4.1 Giving the fog substance - to let it interact with other objects #

In an ideal world, you could just pull math straight from fluid dynamics, get the right density and viscosity and other values and it would look amazing. Of course current computers are not capable of computing all that especially when you introduce arbitrary shaped objects interacting with the fog. But that's the basis from which all of the faster methods derive (the idea at least).

4.2 Using particles #

One way of adding a lot of realism is to break down each rendered particle into smaller particles as well. Though you won't do near as many computations for these sub-particles, it looks a lot better. The sub-particles would actually be texels on the particle, but you can see how you could apply some simplified fluid dynamics equations to a field of 2d elements based on external forces. Mostly it makes it look like you're rendering a much denser field of fog and hence looks more realisitc.

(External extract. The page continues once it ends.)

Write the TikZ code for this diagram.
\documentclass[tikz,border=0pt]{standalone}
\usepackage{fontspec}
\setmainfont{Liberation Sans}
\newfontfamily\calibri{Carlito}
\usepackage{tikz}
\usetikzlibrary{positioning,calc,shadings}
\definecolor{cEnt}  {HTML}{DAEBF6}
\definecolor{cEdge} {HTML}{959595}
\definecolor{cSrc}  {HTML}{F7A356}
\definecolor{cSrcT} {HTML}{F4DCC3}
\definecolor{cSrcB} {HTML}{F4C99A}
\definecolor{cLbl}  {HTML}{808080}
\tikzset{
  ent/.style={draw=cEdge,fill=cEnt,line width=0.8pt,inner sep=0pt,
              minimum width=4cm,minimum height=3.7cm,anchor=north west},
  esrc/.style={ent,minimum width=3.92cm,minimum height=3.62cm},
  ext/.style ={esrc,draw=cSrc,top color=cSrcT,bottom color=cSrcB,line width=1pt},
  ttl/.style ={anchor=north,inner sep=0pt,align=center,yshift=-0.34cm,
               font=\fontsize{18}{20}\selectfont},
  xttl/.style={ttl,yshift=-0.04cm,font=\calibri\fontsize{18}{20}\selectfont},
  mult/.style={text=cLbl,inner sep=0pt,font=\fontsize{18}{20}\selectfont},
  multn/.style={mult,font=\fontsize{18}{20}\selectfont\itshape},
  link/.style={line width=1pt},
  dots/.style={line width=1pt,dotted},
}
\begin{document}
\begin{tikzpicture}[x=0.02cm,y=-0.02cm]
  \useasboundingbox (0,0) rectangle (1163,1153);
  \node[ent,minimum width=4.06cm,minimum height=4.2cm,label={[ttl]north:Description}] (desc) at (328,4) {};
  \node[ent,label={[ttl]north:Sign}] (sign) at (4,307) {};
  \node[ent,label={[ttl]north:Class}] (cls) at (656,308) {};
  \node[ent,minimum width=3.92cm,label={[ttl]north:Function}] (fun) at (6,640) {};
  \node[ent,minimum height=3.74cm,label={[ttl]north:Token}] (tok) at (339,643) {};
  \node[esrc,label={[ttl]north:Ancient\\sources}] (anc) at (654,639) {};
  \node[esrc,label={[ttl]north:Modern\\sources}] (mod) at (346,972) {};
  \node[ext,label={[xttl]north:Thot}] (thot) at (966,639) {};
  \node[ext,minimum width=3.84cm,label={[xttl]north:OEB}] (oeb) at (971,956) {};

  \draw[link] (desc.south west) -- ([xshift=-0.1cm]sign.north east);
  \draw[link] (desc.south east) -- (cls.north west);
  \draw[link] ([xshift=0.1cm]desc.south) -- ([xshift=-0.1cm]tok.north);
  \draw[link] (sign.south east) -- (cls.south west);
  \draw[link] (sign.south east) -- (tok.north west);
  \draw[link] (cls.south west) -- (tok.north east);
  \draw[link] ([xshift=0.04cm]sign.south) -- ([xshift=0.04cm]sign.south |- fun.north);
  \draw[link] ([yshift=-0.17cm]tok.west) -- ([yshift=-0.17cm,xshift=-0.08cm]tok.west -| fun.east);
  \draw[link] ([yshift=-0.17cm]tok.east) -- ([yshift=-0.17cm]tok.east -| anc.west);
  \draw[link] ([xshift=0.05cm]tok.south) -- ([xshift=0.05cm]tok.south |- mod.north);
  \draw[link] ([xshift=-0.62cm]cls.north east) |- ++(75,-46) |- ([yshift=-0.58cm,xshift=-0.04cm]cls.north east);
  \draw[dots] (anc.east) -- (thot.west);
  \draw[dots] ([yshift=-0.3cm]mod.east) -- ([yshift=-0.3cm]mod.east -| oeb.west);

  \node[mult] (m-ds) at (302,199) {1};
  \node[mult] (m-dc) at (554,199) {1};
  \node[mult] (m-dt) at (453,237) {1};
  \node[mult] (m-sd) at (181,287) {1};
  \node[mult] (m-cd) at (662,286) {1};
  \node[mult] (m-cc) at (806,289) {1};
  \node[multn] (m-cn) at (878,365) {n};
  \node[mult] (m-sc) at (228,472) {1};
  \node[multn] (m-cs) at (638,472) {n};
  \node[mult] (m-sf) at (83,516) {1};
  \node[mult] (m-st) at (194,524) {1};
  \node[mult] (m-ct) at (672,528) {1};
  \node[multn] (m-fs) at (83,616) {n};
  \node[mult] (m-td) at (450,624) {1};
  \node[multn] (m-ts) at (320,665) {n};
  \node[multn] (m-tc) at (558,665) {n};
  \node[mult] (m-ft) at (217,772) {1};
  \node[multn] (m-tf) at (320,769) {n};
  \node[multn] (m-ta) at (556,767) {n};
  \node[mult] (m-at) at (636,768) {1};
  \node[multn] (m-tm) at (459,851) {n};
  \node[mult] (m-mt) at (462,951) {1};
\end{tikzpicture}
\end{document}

4.3 Defining how fog would interact with an arbitrarily shaped object - using the vertices of the object would be used as points, and the objects edges as fog particle trajectories #

Well, it's slightly more complicated than just the object's shape. It would actually end up begin a more rounded version of the object (imagine putting it in a wind tunnel). The fog would flow around the edges and swirl back at points. The trajectory idea is a good one, though it's actually more of a 3d vector field, but that's tough to do in realtime. You can represent the vector field with a set of set of functions, but it's always going to be some sort of curve no matter what the original object looks like.

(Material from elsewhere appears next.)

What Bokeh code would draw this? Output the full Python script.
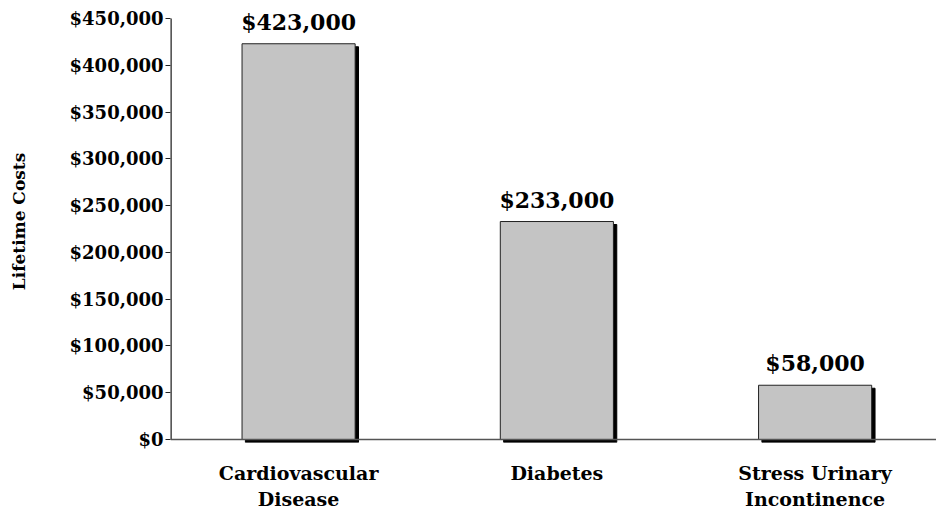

5 The program basic description #

The program (download with source) is an implementation of the second method. It uses a simple scaled-cube based scene, and tesselates the scaled cubes to provide a high enough vertex density for the fog to look smooth. The cubes and the fog can be animated (position, size, & color).

5.1 keys #

This is a pretty basic, barely-interactive demo.

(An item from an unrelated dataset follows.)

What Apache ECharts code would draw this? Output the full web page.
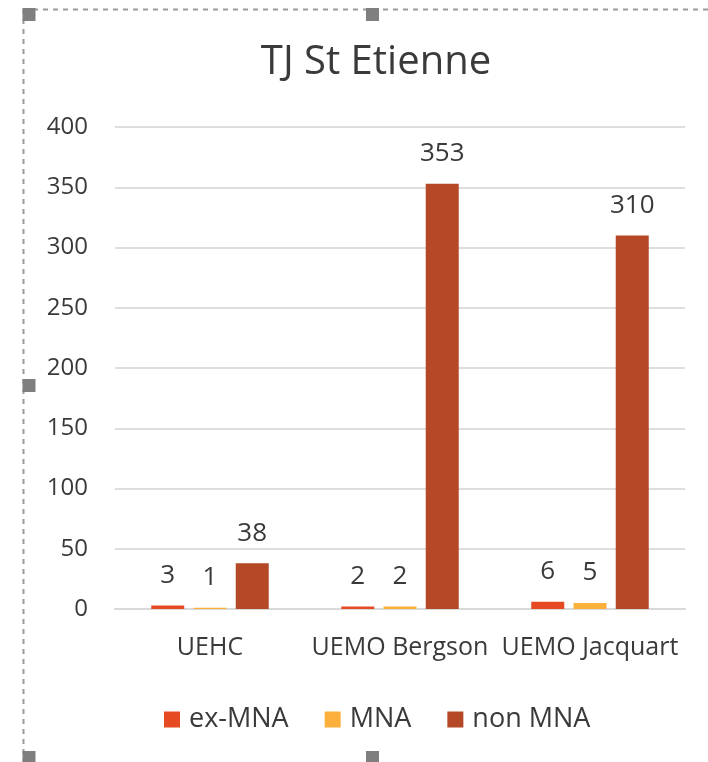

A - toggles animation F - toggles the fog S - toggles drawing the fog as a solid object

5.2 details #

The code is pretty well commented, so I'm not going to go over it too much. If youhave a question or comment, email me, and I'll put it up with an answer on this page.

Drawing the scene:
  • The scene is parsed in from the file and stored before the program begins. For each frame, the boxes are tesselated into an array of quads. It can optionally store color and normal information. It does not generate a display list of vertex array because the color values will not be the same for the fog pass.
  • Pass 1: the scene is drawn with GL lighting enabled, coloring the boxes based on their material color.
  • Pass 2: for each vertex, a function creates a ray casted from the eye to the vertex with fog boxes and calculates if it intersects any fog boxes.
  • If there is an intersection, it calculates the density of the fog box at each point (should be two points, entrance & exit, or entrance & vertex) and the distance between the two points. The density is an inverse square function based on distance from the center of the box (scaling it to a unit cube).
  • From the density and distance, it calculates the contributing color
  • The quad is blended over the old with it's new color

스크린샷:

fog01.jpg

6 improvements #

What can/should be improved:

  • Intelligent tesselation - only break up quads if there is a sufficient difference in calculated fog color contribution. You must start out with a reasonable tesselation level to avoid skipping over the middles of large polygons.
  • Less scene dependence - right now, it's dependent on the viewpoint staying on relatively the same area. Viewing the scene from the side can cause some serious problems. Also having the view in a fog volume will give strange results (this is pretty simple to fix).
  • Better density calculations - so it can be changed in the scene description.
  • Tesselating the surfaces to allow for strips and fans - since you're drawing them all twice, using one of these methods is very important.